Friday, March 23rd, 2012
The Federal Communications Commission (FCC) releases data on broadband subscribership rates at the city and county level in broad ranges — like 20 percent to 40 percent — rather than exact percentages. By using a statistical method called “Monte Carlo simulation,” the Workshop was able to estimate rates for entire cities (and other groups of census tracts) by estimating the sum of all contained tracts (and calculating an uncertainty of each estimate). The accuracy of this method was verified by estimating subscribership rates for entire states and comparing these estimates to values published by the FCC.
The FCC doesn't release numeric subscribership estimates for geographies smaller than states. The commission does, however, provide county and census tract-specific data that assigns a category to each tract. Specifically, a "0" means there are no broadband connections, a "1" means 0-20 percent of households have broadband, a "2" means 20-40 percent of households have broadband, a "3" means 40-60 percent of households have broadband, a "4" means 60-80 percent of households have broadband, a "5" means 80-plus percent of households have broadband.
The FCC collects information from broadband providers directly via Form 477. The broadband definition used for this report was faster than 96KB/s (768 Kbps) download and 25 KB/s (200 Kbps) upload. That’s the speed identified in the economic stimulus legislation, which funded broadband projects, passed in 2009. While this rate would seem grossly inadequate for most broadband users today, it is the fastest the FCC releases at the census-tract level. The FCC definition — 200 Kbps upload or download — is even slower.
In order to obtain estimates for state and metropolitan statistical areas, we ran a “Monte Carlo simulation” that predicts the exact value of the number of housing units and the number of broadband subscribers in each tract. [For more about this general topic, see the Wikipedia article]. Demographic data for this project comes from the American Community Survey 2005-2009, which is based on a one in six sample, so the number of households is not precisely known.
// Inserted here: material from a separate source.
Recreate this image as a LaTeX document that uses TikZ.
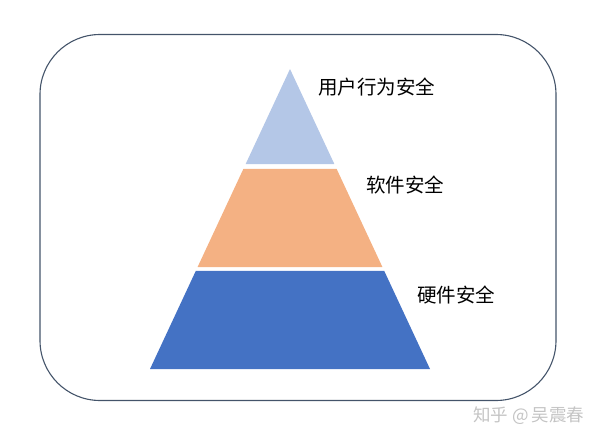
\documentclass[tikz,border=0pt]{standalone}
\usepackage{fontspec}
\setmainfont{Noto Sans CJK SC}
\usepackage{xcolor}
\usepackage{tikz}
\usetikzlibrary{positioning, calc, shapes}
\definecolor{framecol}{HTML}{44546A}
\definecolor{topcol}{HTML}{B4C7E7}
\definecolor{midcol}{HTML}{F4B183}
\definecolor{basecol}{HTML}{4472C4}
\definecolor{markcol}{HTML}{C4C4C4}

\begin{document}
\begin{tikzpicture}[x=1pt, y=-1pt,
          label text/.style={anchor=west, inner sep=0pt, font=\fontsize{19.5}{22}\selectfont}]
        \useasboundingbox (0,0) rectangle (600,439);
        \draw[framecol, line width=1.1pt, rounded corners=60pt] (40,34.5) rectangle (556,400.5);
        \coordinate (apex) at (290,69);
        \coordinate (bl) at (150,369);
        \coordinate (br) at (430,369);
        % layers of the pyramid
        \fill[topcol] (apex) -- ($(apex)!0.3167!(bl)$) -- ($(apex)!0.3167!(br)$) -- cycle;
        \fill[midcol] ($(apex)!0.3333!(bl)$) -- ($(apex)!0.66!(bl)$) -- ($(apex)!0.66!(br)$) -- ($(apex)!0.3333!(br)$) -- cycle;
        \fill[basecol] ($(apex)!0.6733!(bl)$) -- (bl) -- (br) -- ($(apex)!0.6733!(br)$) -- cycle;
        \node[label text] (user) at (318,87) {用户行为安全};
        \node[label text] (soft) at (366,185) {软件安全};
        \node[label text] (hard) at (417,295) {硬件安全};
        \node[anchor=west, inner sep=0pt, text=markcol, font=\fontsize{17.5}{20}\selectfont] (mark) at (473,416) {知乎 @\,吴震春};
      \end{tikzpicture}
\end{document}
Precise household unit counts are simulated on the assumption that the true number of units is normally distributed within the 90 percent margin of error given by the ACS. Tract-wise, broadband rate quantities are simulated on the assumption that actual subscribership rates are uniformly distributed within their stated range. Because there is no published range for the '5' category — it's just listed as having greater than 800 residential broadband connections per 1,000 households — we've capped our assumed distribution at 100 percent. A published distribution of tracts for the less stringent FCC standard clearly shows a substantial number of tracts with more residential broadband connections than houses, but no such chart is available for the BTOP standard.
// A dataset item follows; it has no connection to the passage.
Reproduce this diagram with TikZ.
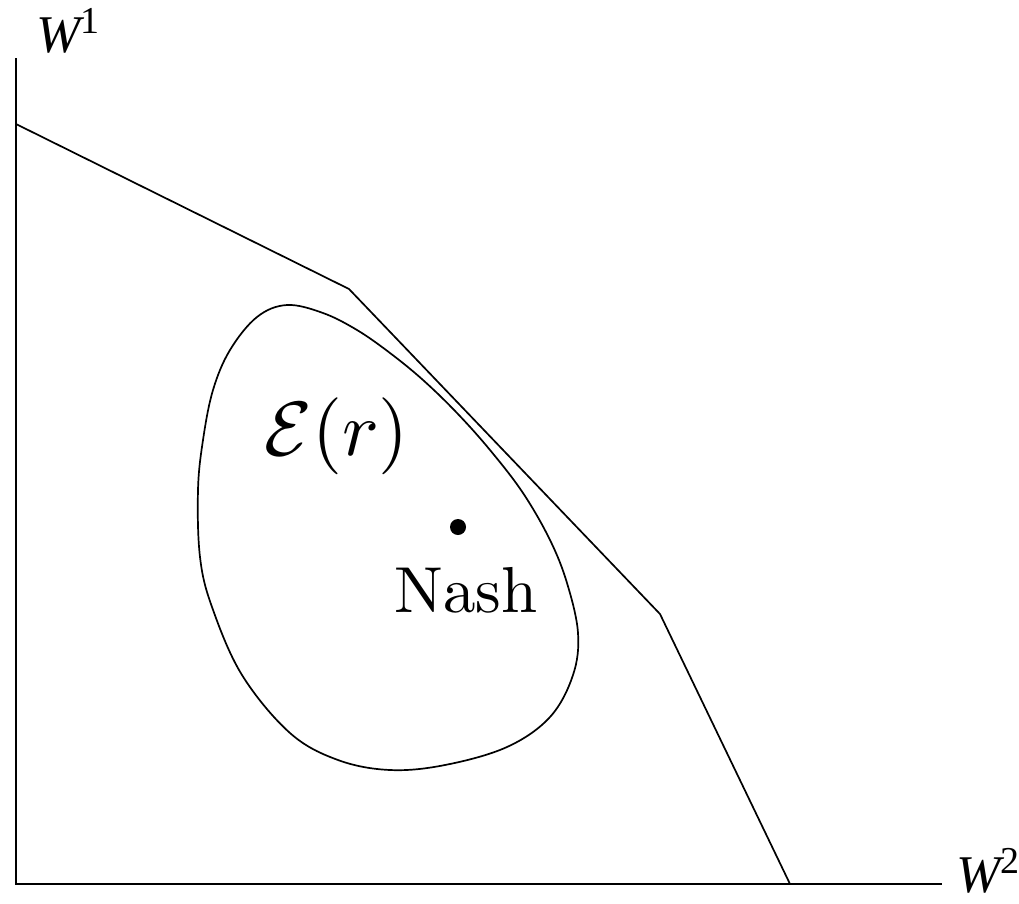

The FCC does not appear to provide regular state-by-state subscribership breakdowns using the BTOP/BIP standard (96KB/sec). instead, the biannual reports that accompany the form 477 data release use the laxer FCC standard (25K/second download). However, a report on the June 2009 data does include a state-by-state chart of broadband subscribership using the BTOP/BIP standard; a comparison of the Investigative Reporting Workshop estimates and the FCC's measurements follows below. We followed the convention, used in the American Community Survey, of calculating 90 percent confidence intervals.
June 2009 state-by-state comparison, BTOP/BIP standard (1000 simulations)
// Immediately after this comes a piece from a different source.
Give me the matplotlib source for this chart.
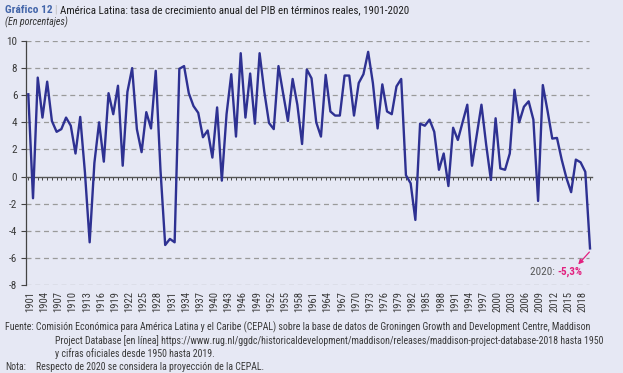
import matplotlib
matplotlib.use("Agg")
import matplotlib.pyplot as plt
import matplotlib.transforms as mtransforms

years = list(range(1901, 2021))
growth = [
    6.07, -1.6, 7.3, 4.35, 7.0, 4.1, 3.3, 3.5, 4.35, 3.75,   # 1901-1910
    1.7, 4.4, 0.3, -4.85, 1.0, 4.0, 1.1, 6.15, 4.6, 6.7,     # 1911-1920
    0.8, 6.25, 8.0, 3.5, 1.8, 4.75, 3.55, 7.8, 0.5, -5.05,   # 1921-1930
    -4.6, -4.85, 7.95, 8.15, 6.15, 5.2, 4.7, 2.9, 3.4, 1.4,  # 1931-1940
    5.1, -0.3, 4.6, 7.55, 2.95, 9.1, 4.35, 7.6, 3.9, 9.1,    # 1941-1950
    6.25, 3.95, 3.5, 8.15, 6.1, 4.1, 7.2, 5.3, 2.4, 7.9,     # 1951-1960
    7.25, 4.0, 2.95, 7.5, 4.8, 4.5, 4.5, 7.45, 7.45, 4.5,    # 1961-1970
    6.9, 7.55, 9.2, 6.9, 3.55, 6.8, 4.8, 4.6, 6.65, 7.2,     # 1971-1980
    0.1, -0.5, -3.2, 3.9, 3.75, 4.2, 3.3, 0.5, 1.7, -0.7,    # 1981-1990
    3.6, 2.7, 4.0, 5.3, 0.8, 3.05, 5.3, 2.35, -0.25, 4.3,    # 1991-2000
    0.6, 0.5, 1.7, 6.4, 4.0, 5.15, 5.55, 4.2, -1.8, 6.75,    # 2001-2010
    4.85, 2.8, 2.85, 1.25, -0.1, -1.15, 1.25, 1.05, 0.35, -5.3,  # 2011-2020
]
yticks = [10, 8, 6, 4, 2, 0, -2, -4, -6, -8]
label_years = list(range(1901, 2019, 3))

title_num = "Gráfico 12"
title_txt = "América Latina: tasa de crecimiento anual del PIB en términos reales, 1901-2020"
subtitle = "(En porcentajes)"
note_line1 = "Fuente: Comisión Económica para América Latina y el Caribe (CEPAL) sobre la base de datos de Groningen Growth and Development Centre, Maddison"
note_line2 = "Project Database [en línea] https://www.rug.nl/ggdc/historicaldevelopment/maddison/releases/maddison-project-database-2018 hasta 1950"
note_line3 = "y cifras oficiales desde 1950 hasta 2019."
note_label = "Nota:"
note_line4 = "Respecto de 2020 se considera la proyección de la CEPAL."

plt.rcParams['font.family'] = ['Roboto Condensed', 'DejaVu Sans']

BG = '#E6E8F4'
LINE = '#2E3192'
MAG = '#E2207F'
TXT = '#3A3A3A'
W, H = 623, 373
fig = plt.figure(figsize=(W / 100, H / 100), dpi=100, facecolor=BG)

x0, x1 = 25.7, 592
ytop, ybot = 41, 285
ax = fig.add_axes([x0 / W, 1 - ybot / H, (x1 - x0) / W, (ybot - ytop) / H])
ax.set_facecolor(BG)
ax.set_xlim(1900.45, 2020.42)
ax.set_ylim(-8, 10)

for v in yticks:
    if v != 0:
        ax.axhline(v, color='#9A9A9A', lw=0.9, ls=(0, (4, 3)), zorder=1, xmax=0.995)

ax.plot(years, growth, color=LINE, lw=1.7, zorder=3)

for s in ['top', 'right']:
    ax.spines[s].set_visible(False)
ax.spines['left'].set_color('#444444')
ax.spines['left'].set_linewidth(0.9)
ax.spines['bottom'].set_position(('data', 0))
ax.spines['bottom'].set_color('#555555')
ax.spines['bottom'].set_linewidth(1.0)

ax.set_yticks(yticks)
ax.set_yticklabels([str(v) for v in yticks])
ax.tick_params(axis='y', direction='out', length=3.5, width=0.8, color='#444444',
               labelsize=8, labelcolor=TXT, pad=2.5)
ax.set_xticks(years)
ax.set_xticklabels([])
ax.tick_params(axis='x', direction='out', length=2.2, width=0.7, color='#444444')

trans = mtransforms.blended_transform_factory(ax.transData, ax.transAxes)
for yr in label_years:
    ax.text(yr + 0.4, -0.025, str(yr), transform=trans, rotation=90, ha='center', va='top',
            fontsize=7.7, color=TXT)

# annotation
ax.annotate("", xy=(2017.5, -6.48), xytext=(2019.86, -5.57),
            arrowprops=dict(arrowstyle='-|>', color=MAG, lw=0.9, mutation_scale=7, shrinkA=0, shrinkB=0))
ax.text(2013.0, -7.02, "2020: ", ha='right', va='center', fontsize=8, color='#555555')
ax.text(2013.0, -7.02, "-5,3%", ha='left', va='center', fontsize=8, color=MAG, fontweight='bold')

# titles
fig.text(5 / W, 1 - 10 / H, title_num, ha='left', va='center', fontsize=8.2, fontweight='bold', color='#4466AA')
fig.text(54.5 / W, 1 - 10 / H, "|", ha='left', va='center', fontsize=7.5, color='#BBBBBB')
fig.text(60 / W, 1 - 10 / H, title_txt, ha='left', va='center', fontsize=7.9, color='#1E1E1E')
fig.text(5 / W, 1 - 22 / H, subtitle, ha='left', va='center', fontsize=7.2, style='italic', color='#333333')

FS = 7.1
fig.text(5 / W, 1 - 327 / H, note_line1, ha='left', va='center', fontsize=FS, color=TXT)
fig.text(55 / W, 1 - 341 / H, note_line2, ha='left', va='center', fontsize=FS, color=TXT)
fig.text(55 / W, 1 - 354 / H, note_line3, ha='left', va='center', fontsize=FS, color=TXT)
fig.text(5 / W, 1 - 367 / H, note_label, ha='left', va='center', fontsize=FS, color=TXT)
fig.text(36 / W, 1 - 367 / H, note_line4, ha='left', va='center', fontsize=FS, color=TXT)

fig.savefig('out.png', dpi=100, facecolor=BG)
|State||IRW estimate, 5th percentile||IRW estimate, median||IRW estimate, 95th percentile||FCC reported value||Difference, FCC estimate minus IRW median|
|District of Columbia||59.66||60.24||60.96||59||-1.24|
There's good agreement between the Workshop's estimates and official FCC figure for states in June 2009 — but it's not clear how good a predictor our simulations are in later years.
Overall, the FCC's subscribership numbers are slightly larger than the Workshop's — which makes sense given that the Workshop's estimate is based on an assumption that tracts have a subscribership rate of 100 percent or less.
It's natural to assume a greater discrepancy between the Workshop's estimates and the "real" quantities would be present when comparing Metropolitan Statistical Areas because population sizes are smaller than states. The smallest of the 100 top MSA's has a population of just over 500,000. It's worth noting, however, that the Workhop's estimates are fairly close to the FCC's numbers for the five states with populations of less than 800,000: Alaska, the District of Columbia, North Dakota, Wyoming and Vermont.
What impact does capping the data at 100 percent of households have on estimates?
To examine these effects at higher reported rates, we also estimated state-by-state subscribership rates using the less stringent HHS standard (25 KB/sec download or upload). Increasing error size with larger reported subscribership rates appears to be slightly more pronounced when examining this standard.
It's hard to know precisely how the bias in the simulated values for the less stringent standard (25KB/sec download or upload) relate to the bias in the more stringent (96KB/sec download and 25KB/sec upload) standard, but it seems apparent that the overall error in the stricter standard is lower simply because the reported values are lower. Moreover, at comparable published NTIA values it appears that BTOP-standard measurement error is slightly lower, which would make sense if there are fewer tracts 'maxed out' at 100 percent.